ZofijaMiałam cały dzień wolny. Postanowiłam go dobrze wykorzystać i pojechałam na długą wycieczkę rowerową. Objechałam rundę około 50km. Zatrzymywałam się w paru miejscach, co w sumie zabrało mi 5 godzin czasu spędzonego poza domem. Ta wyjątkowa pogoda i piękne jesienne widoki bardzo mnie motywują do aktywnego spędzania czasu. Trzeba ładować akumulatory póki aura temu sprzyja. Zaraz nadejdzie szary i zimny listopad, potem zima, to wtedy trzeba będzie się bunkrować w domowych pieleszach. Te piękne widoki, jakie spotkałam dzisiaj na swojej trasie są tak niesamowite, że nie potrafię opisać tych cudowności. Ostatnie wyprawy w plener sprawiają mi tyle radości i dają tak dużo wrażeń estetycznych, że jestem po prostu tym wszystkim zauroczona.

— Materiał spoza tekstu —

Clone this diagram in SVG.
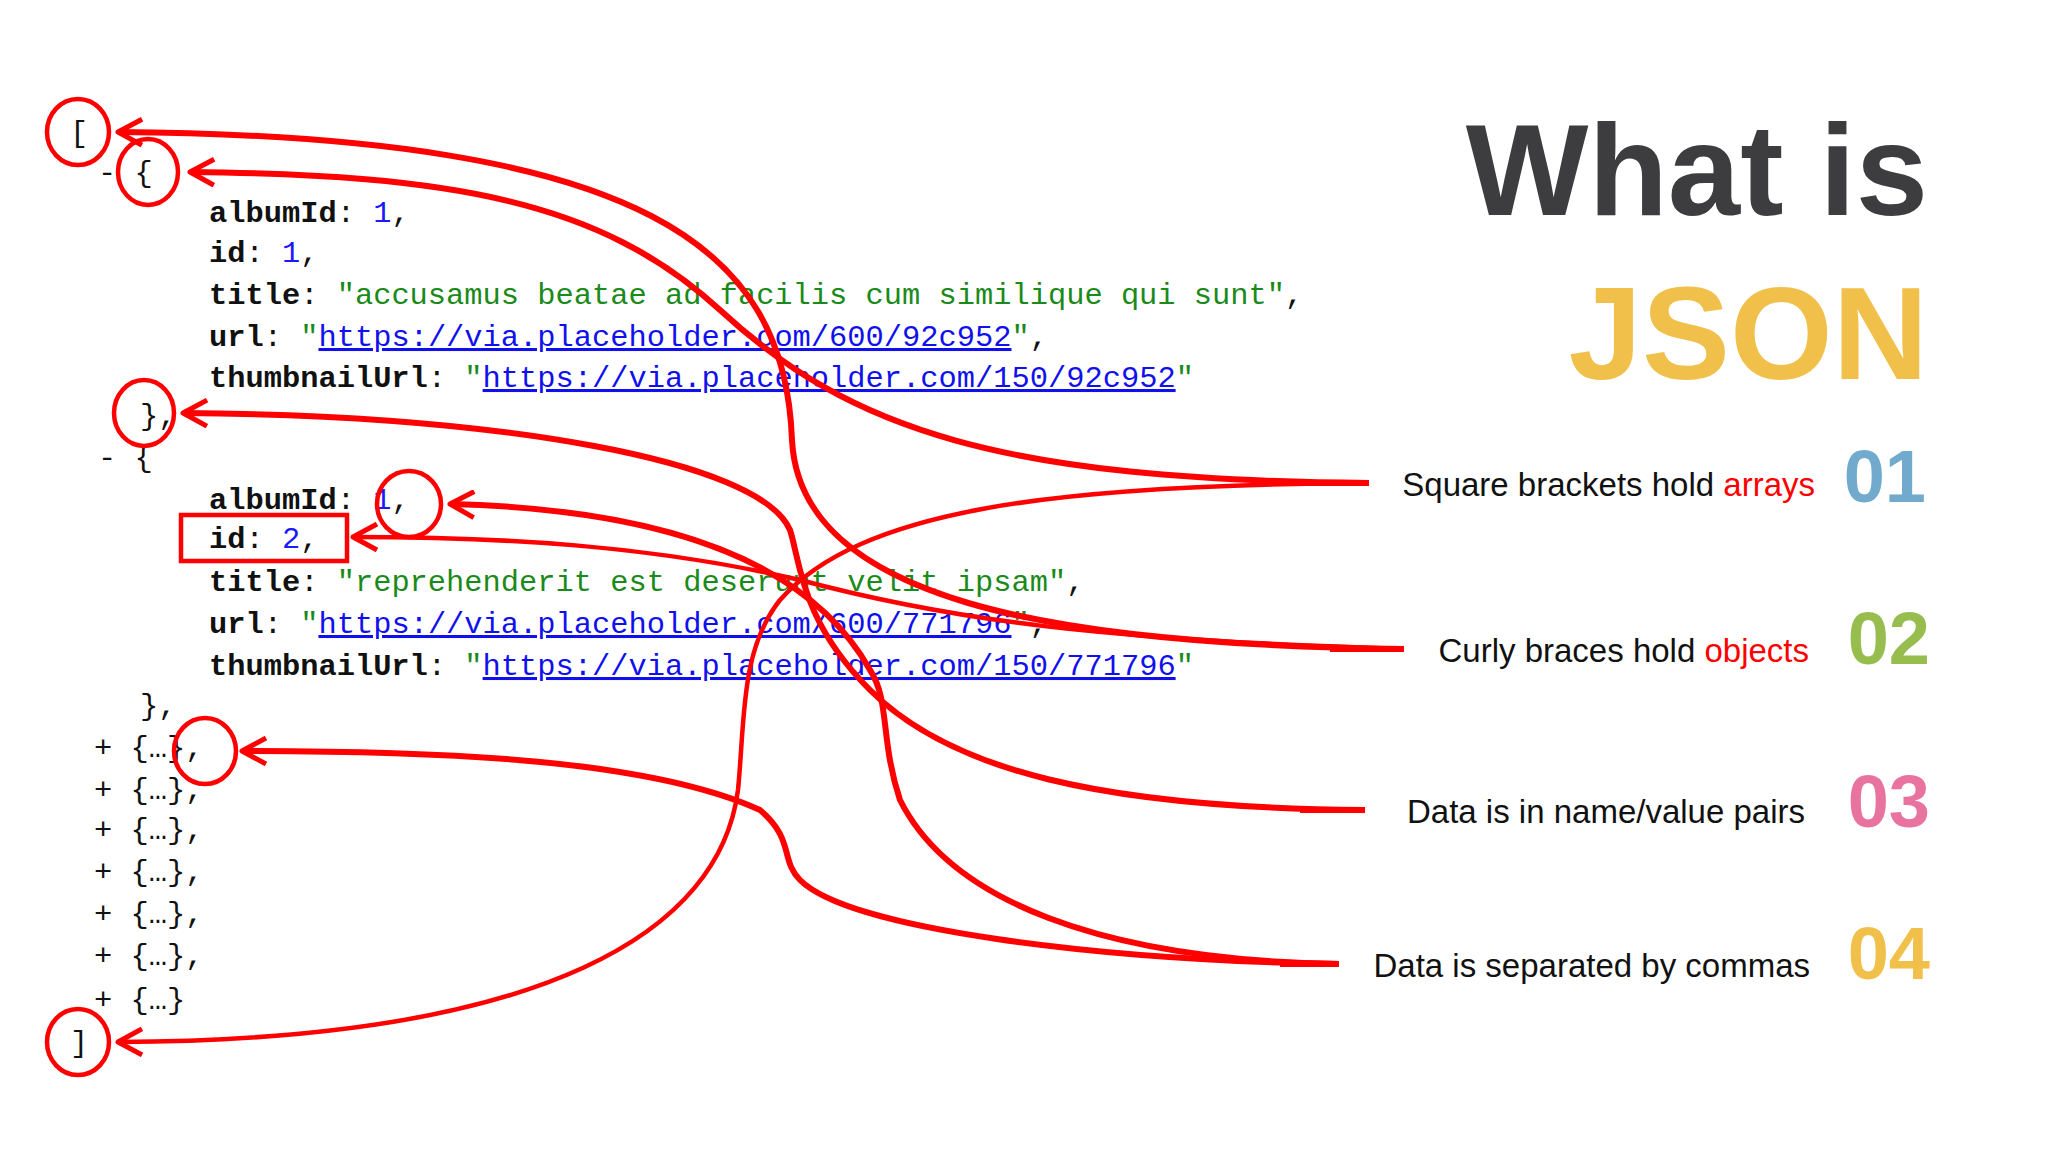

Zajechałam do FTL inną trasą niż zwykle, przez WILL i KESD. Tu odnalazłam piękną ścieżkę rowerową, którą rok temu odkryłam, kiedy byłam jeszcze w pierwszym Heimie w FTL. Wtedy przeszłam ją pieszo i myślałam o tym, że byłaby to dobra trasa rowerowa. No i proszę, przyszedł czas że zaliczyłam ją jeszcze raz swoim rowerkiem. Ścieżka ta wychodziła bezpośrednio na mój pierwszy Heim. Postanowiłam zajrzeć tutaj i pozdrowić starą załogę. Nic mnie z nimi nie wiąże, ale chciałam się im pokazać, aby wiedzieli, że ja nadal pracuję tu w okolicy. Zatrzymałam się w dyżurce na małe 5 minut, pogadałam krótko z tymi których zastałam, poczęstowałam ich cukierkami i wycofałam się. Cel zaskoczenia osiągnęłam, więcej nie chciałam się narzucać. Koleżanki miło, ale z dystansem mnie przywitały. Nie było tych, których darzyłam większą sympatią. Oczywiście Od razu padła propozycja, abym do nich wróciła …...hehe, nigdy w życiu, moje obecne miejsce pracy jest o niebo lepsze.
50 kilometrów rowerem? Masz serce jak dzwon!